Tanzimat bürokratları muhafazakâr ve ileri olarak ikiye ayrıldığı ve bunların birbiriyle kıyasıya mücadele halinde olduğu doğru mudur?
Tanzimat bürokratlarını ikiye bölmek, alaturkacılar-alafrangacılar, gericiler-ilericiler, gelenekçiler- yenilikçiler diye ayırmak âdet olmuştur. Bunu kabul etmek, Jön Türklerin dikotomiyi sahiplenmek olur. Zira onlar bu ayrımı sever, böylece kendilerine tarihte bir kök edinmeye çalışır.

Hakikatte bürokratların böyle ikiye bölündüğü doğru değildir. Mesela “Alaturka” Hüsrev Paşa, fesi getiren, yeni orduya ilk talimi yaptıran, ıslahatları şekillendirecek olan Meclisi Vâlâ reisi ve Padişah’a modern çatal-bıçak seti hediye edecek kadar yenilikçiydi. Osmanlı mülki, ilmi ve askeri bürokratı tek tiptir. Muvaffakiyetlerinin sırrı da budur. Günlük yaşantı ve fikriyatta farklılıklar olması tabiidir. Aralarında var olduğu dile getirilen ayrılık, siyasi veya nefsi rekabetten başka bir şey değildir.
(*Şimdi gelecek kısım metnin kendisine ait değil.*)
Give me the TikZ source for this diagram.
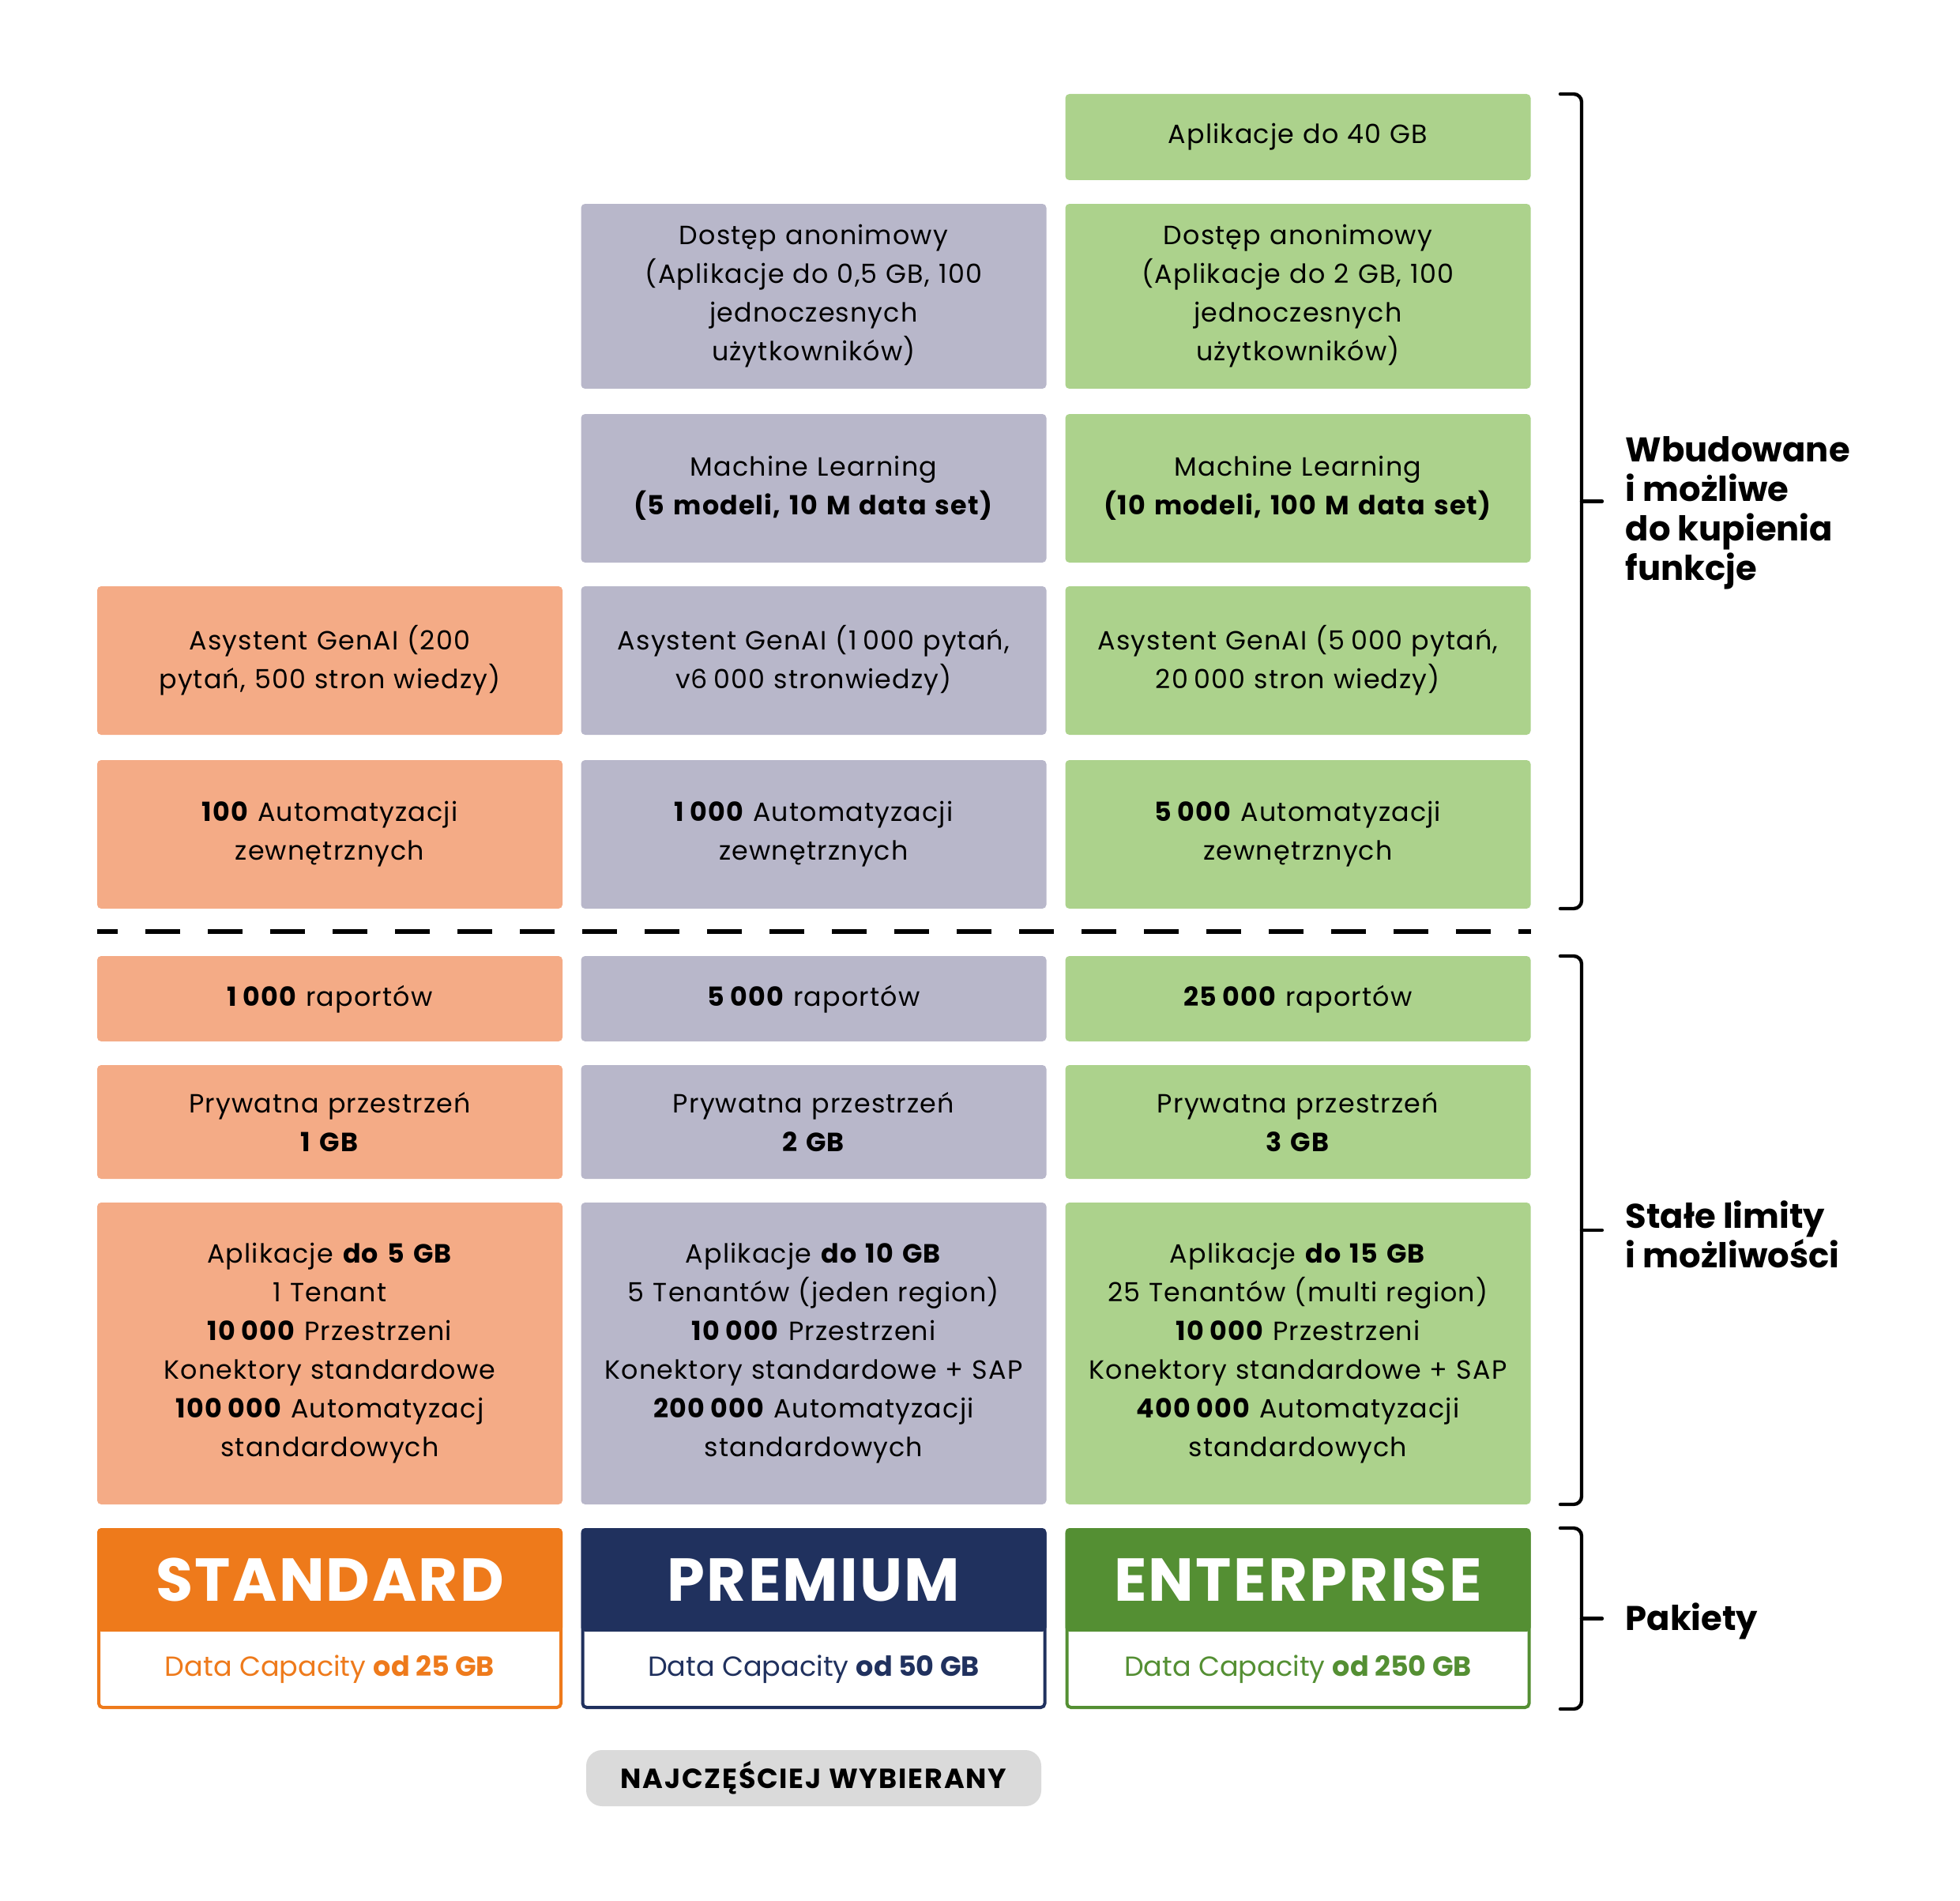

Cumhuriyet olmasa, şu olmazdı, ben şu mevkiye gelemezdim, siz şu unvanı alamazdınız, diyenler, Fransız ihtilalinden evvelki Fransa ile sonraki Fransa’nın farklılıklarını, Osmanlı tarihinde de var zannetmelerinden kaynaklanır. Sultan Mahmud ıslahatları ile Cumhuriyet inkılaplarını, birbirinin halef-selefi görme hatasının bir benzeridir. Fransız ihtilalinden evvel Fransa’da aristokrasi çok güçlü, hukukî ve sosyal imtiyazları haiz, Fransa topraklarının tamamına yakını aristokratların mülkü veya kilise arazisi idi. Devlet kadroları da ekseriya bu iki zümrenin elinde idi. Fransız ihtilali tüm bu imtiyazlara karşı yapıldı. Halbuki Osmanlılarda vaziyet çok farklıdır. Osmanlı devletinde hiçbir zaman aristokrasi veya ruhban hakimiyeti mevzu bahis olmamıştır Osmanlı devletinin kuruluşundan itibaren mülkî, ilmî ve askerî bürokraside yer alanlar halktan kişilerdir. Osmanlılarda yükselmek için tek kriter, liyakat ve bunun yanında talihtir. Kuruluş devri bürokratları halktan kişilerdir ve ekserisi medrese mezunlarıdır. Klasik devir bürokratların ekserisi devşirme menşelidir, yani halk çocuklarıdır. Mülkî bürokratlar çocuk yaşta devlet dairelerine çırak girerek yükselen kişilerdir. Tanzimat bürokratları ise tamamen halk çocuklarıdır. Âli Paşa’nın babası Mısır Çarşısı’nın kapıcısıydı. Mülkî, ilmî ve askerî bürokraside çok nadir olarak aileler teşekkül etmiştir ki bu tabiidir. Çünki armut (umumiyetle) dibine düşer. Osmanlı din adamlarının, kiliseden farklı olarak, devletten ayrı mali varlıkları ve siyasi güçleri yoktur. Sadece sınıf şuuru ve meslek tesanüdü vardır.